The solicitor general pointed out that the tax credits would be cut off immediately, which is when Alito proposed his solution.
“Would it not be possible, if we were to adopt petitioners’ interpretation of the statute, to stay the mandate until the end of this tax year, as we have done in other cases where we have adopted an interpretation of “¦ a statute that would have very disruptive consequences?” Alito said.
In response, Verrilli noted that under current federal rules, states must have their exchanges approved by the Obama administration by May. A ruling isn’t expected until June.
4) Elena Kagan: “There’s really nothing clear about this. I mean, this took a year and a half for anybody to even notice this language.”
The liberal justices spent much of their time badgering Carvin about how Congress could have possibly intended to limit the tax credits to state-based exchanges. At one point, Justice Elena Kagan emphasized that it had taken the law’s opponents quite a while to realize that they could have a case. She also questioned, perhaps playing to Kennedy’s concerns about states’ rights, whether states were aware of what would happen if they didn’t set up their own exchange.
“There’s at least a presumption, as we interpret statutes, that Congress does not mean to impose heavy burdens and draconian choices on states unless it says so awfully clearly,” she said. “There’s really nothing clear about this. I mean, this took a year and a half for anybody to even notice this language.”
She pressed further by arguing that the language in question was in an unusual place in the statute if it had such importance — not the first place that the affected states would look.
“It’s put in not in the place that you would expect it to be put in, which is where it says to the states, ‘Here is the choice you have,’ ” Kagan said. “Rather, it comes in this technical formula that’s directed to the Department of the Treasury, saying how much the amount of the subsidy should be.
“And that seems to be — it both makes no sense from Congress’s point of view, and in terms of our own point of view, in terms of interpreting statutes — that’s not the clarity with which we require the government to speak when it’s upsetting federal-state relations like this,” she said.
5) Antonin Scalia: “How can the federal government establish a state exchange? That is gobbledygook.”
This case was made for Justice Antonin Scalia. A strict textual approach that would weaken Obamacare? Check and check. Scalia and Alito held the textualist line Wednesday, pressing Verrilli repeatedly to explain how “established by the State” could serve any purpose other than restricting subsidies to state-based exchanges.

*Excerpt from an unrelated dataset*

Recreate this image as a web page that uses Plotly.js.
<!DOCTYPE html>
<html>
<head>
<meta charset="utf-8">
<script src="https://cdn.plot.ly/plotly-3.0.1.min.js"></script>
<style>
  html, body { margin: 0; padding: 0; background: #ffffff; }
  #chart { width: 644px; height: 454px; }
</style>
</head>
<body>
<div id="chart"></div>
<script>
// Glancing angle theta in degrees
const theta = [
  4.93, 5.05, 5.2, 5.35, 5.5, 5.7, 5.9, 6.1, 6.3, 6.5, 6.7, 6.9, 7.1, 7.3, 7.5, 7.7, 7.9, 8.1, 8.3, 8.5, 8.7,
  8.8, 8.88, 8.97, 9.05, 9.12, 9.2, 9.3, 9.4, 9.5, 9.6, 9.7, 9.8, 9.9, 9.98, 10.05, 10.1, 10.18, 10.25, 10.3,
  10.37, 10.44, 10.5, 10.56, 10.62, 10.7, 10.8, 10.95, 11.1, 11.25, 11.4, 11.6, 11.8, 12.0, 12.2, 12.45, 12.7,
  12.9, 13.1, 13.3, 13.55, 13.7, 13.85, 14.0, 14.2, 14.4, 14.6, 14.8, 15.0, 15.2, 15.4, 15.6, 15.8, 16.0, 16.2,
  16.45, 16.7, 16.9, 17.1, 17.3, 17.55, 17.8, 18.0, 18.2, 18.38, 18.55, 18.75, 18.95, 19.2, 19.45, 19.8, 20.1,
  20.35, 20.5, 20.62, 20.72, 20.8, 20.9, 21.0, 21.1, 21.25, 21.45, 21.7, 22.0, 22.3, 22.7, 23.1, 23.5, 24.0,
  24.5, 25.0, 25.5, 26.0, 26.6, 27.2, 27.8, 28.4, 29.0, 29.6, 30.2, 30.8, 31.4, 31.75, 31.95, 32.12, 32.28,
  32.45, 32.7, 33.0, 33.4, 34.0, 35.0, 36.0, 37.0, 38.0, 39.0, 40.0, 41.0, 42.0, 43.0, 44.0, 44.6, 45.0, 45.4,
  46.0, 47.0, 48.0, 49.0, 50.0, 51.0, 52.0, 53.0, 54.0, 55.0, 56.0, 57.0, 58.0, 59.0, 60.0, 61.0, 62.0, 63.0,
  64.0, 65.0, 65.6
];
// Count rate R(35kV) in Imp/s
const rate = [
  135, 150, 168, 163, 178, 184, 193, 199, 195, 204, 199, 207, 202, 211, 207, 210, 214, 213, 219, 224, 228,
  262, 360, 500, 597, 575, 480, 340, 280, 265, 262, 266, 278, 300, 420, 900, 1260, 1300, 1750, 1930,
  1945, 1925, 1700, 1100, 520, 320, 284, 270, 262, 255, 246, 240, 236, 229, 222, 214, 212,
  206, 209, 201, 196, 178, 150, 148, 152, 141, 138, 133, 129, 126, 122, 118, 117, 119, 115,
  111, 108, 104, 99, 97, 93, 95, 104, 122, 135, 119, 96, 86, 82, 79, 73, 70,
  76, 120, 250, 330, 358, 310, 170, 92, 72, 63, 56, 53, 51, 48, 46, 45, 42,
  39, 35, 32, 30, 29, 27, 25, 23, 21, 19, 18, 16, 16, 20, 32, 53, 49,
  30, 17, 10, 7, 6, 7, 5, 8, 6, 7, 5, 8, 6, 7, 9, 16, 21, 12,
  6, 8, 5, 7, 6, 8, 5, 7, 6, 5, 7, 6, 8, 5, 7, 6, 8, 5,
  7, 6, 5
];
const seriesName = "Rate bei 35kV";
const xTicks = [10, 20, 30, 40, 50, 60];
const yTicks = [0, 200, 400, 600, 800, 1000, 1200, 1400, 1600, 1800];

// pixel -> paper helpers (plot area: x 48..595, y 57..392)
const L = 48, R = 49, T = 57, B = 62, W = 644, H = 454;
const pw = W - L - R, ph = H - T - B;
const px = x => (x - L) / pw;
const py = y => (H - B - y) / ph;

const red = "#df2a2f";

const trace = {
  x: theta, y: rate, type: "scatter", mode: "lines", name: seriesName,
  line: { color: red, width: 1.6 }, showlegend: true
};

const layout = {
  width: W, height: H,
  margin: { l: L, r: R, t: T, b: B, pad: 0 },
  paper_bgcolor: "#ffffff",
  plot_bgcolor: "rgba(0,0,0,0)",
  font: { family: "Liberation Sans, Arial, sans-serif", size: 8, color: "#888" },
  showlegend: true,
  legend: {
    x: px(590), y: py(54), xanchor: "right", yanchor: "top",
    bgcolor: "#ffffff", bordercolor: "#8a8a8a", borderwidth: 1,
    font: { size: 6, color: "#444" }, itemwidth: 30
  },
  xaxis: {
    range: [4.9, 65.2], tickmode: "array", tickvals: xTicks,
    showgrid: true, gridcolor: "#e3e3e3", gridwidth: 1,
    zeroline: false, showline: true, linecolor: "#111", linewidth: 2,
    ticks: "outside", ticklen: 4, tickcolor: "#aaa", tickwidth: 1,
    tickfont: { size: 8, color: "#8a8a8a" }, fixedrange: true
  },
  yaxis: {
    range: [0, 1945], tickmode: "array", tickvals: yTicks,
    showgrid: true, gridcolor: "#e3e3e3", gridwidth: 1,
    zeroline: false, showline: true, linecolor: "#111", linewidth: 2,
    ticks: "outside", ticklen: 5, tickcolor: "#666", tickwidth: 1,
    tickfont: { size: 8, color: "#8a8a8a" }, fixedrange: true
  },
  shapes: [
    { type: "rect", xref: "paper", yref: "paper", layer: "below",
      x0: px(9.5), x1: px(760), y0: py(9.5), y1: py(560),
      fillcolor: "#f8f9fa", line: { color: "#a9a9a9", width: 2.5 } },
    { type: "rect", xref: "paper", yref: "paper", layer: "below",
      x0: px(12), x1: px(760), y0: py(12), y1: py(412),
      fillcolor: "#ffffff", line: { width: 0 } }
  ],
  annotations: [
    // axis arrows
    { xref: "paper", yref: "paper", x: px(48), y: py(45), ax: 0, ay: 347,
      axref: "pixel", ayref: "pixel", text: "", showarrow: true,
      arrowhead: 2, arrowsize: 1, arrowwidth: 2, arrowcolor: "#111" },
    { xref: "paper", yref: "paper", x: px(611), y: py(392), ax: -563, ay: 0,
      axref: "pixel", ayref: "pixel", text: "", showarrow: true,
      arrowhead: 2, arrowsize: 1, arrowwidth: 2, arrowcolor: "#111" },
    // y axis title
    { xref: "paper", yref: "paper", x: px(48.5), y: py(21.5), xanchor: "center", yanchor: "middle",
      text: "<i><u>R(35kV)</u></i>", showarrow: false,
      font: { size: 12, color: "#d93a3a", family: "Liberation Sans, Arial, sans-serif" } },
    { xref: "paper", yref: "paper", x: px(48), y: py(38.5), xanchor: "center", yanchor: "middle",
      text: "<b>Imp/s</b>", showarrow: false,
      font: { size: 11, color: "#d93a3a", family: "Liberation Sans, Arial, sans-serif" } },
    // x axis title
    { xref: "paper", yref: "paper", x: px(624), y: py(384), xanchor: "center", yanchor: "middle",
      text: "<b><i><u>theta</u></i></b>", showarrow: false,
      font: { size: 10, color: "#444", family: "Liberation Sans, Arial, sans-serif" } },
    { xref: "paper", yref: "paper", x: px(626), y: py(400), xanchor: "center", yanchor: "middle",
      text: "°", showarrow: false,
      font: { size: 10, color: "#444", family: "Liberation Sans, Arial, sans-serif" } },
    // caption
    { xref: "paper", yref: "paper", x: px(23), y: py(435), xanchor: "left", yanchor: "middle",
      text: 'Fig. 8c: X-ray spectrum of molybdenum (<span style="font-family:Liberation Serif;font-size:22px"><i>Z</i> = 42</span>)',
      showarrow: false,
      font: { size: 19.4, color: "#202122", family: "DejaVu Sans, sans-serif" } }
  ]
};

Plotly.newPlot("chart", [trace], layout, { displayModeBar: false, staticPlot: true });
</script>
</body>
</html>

“If Congress did not want the phrase ‘established by the State’ to mean what that would normally be taken to mean, why did they use that language? Why didn’t they use other formulations that appear elsewhere in the Act? Why didn’t they say, ‘established under the Act’? Why didn’t they say, ‘established within the State’? Why didn’t they include a provision saying that an exchange established by [the Department of Health and Human Services] is a state exchange?” Alito asked Verrilli.
The further the Court is willing to get from the “established by the State” language, the better the government’s odds of winning. Scalia and Alito sought to keep the focus squarely on this potential discrepancy — because if that part is a clear win for the challengers, there’s no need for Roberts or Kennedy to venture into other arguments they might find persuasive.